US District Court judge Kenneth Karas imposed the sentence after Jones pleaded guilty to two charges last October, part of a stunning demise of the five-time medalist from the 2000 Sydney Olympics.
Karas gave Jones six months for lying about steroid use and two months — to run concurrently — for a separate charge of misleading federal investigators about her knowledge of a checque fraud case involving her ex-boyfriend, former 100 metres world record holder Tim Montgomery.
Jones, 32, became the biggest name in international sport to admit to using steroids with her guilty plea in October. She tearfully admitted to betraying the trust of her fans and country after years of vehemently denying she used performance enhancing drugs.

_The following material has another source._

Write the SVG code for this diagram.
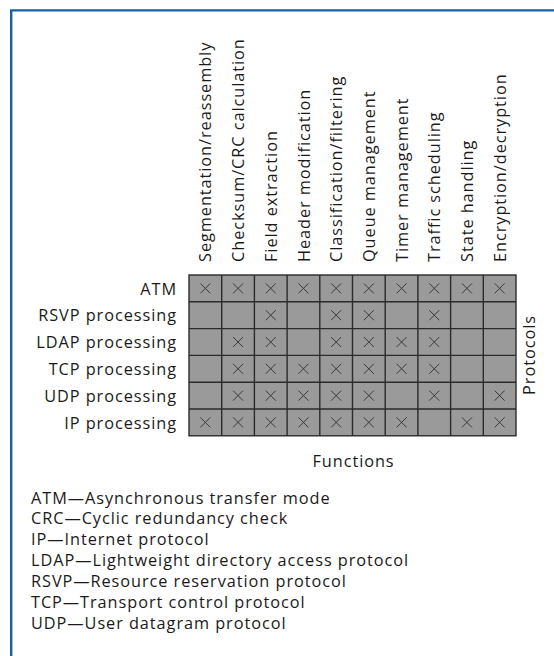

She confessed to lying to federal investigators in 2003 when she denied knowing that she took the banned substance tetrahydrogestrinone (THG), known as “the clear,” before the 2000 Olympics.
Jones has been stripped of the five track and field medals she won in Sydney and all of her performances as of September 2000 have been erased from the record books.
Jones, who once pulled in millions of dollars in product endorsements, is now in financial ruin.
Poised, articulate and gloriously talented, Marion Jones was an immediate sensation on her first tour of Europe in 1997. While Carl Lewis was making his farewell circuit of the continent’s great athletics stadia, Jones captivated opponents, spectators and journalists alike.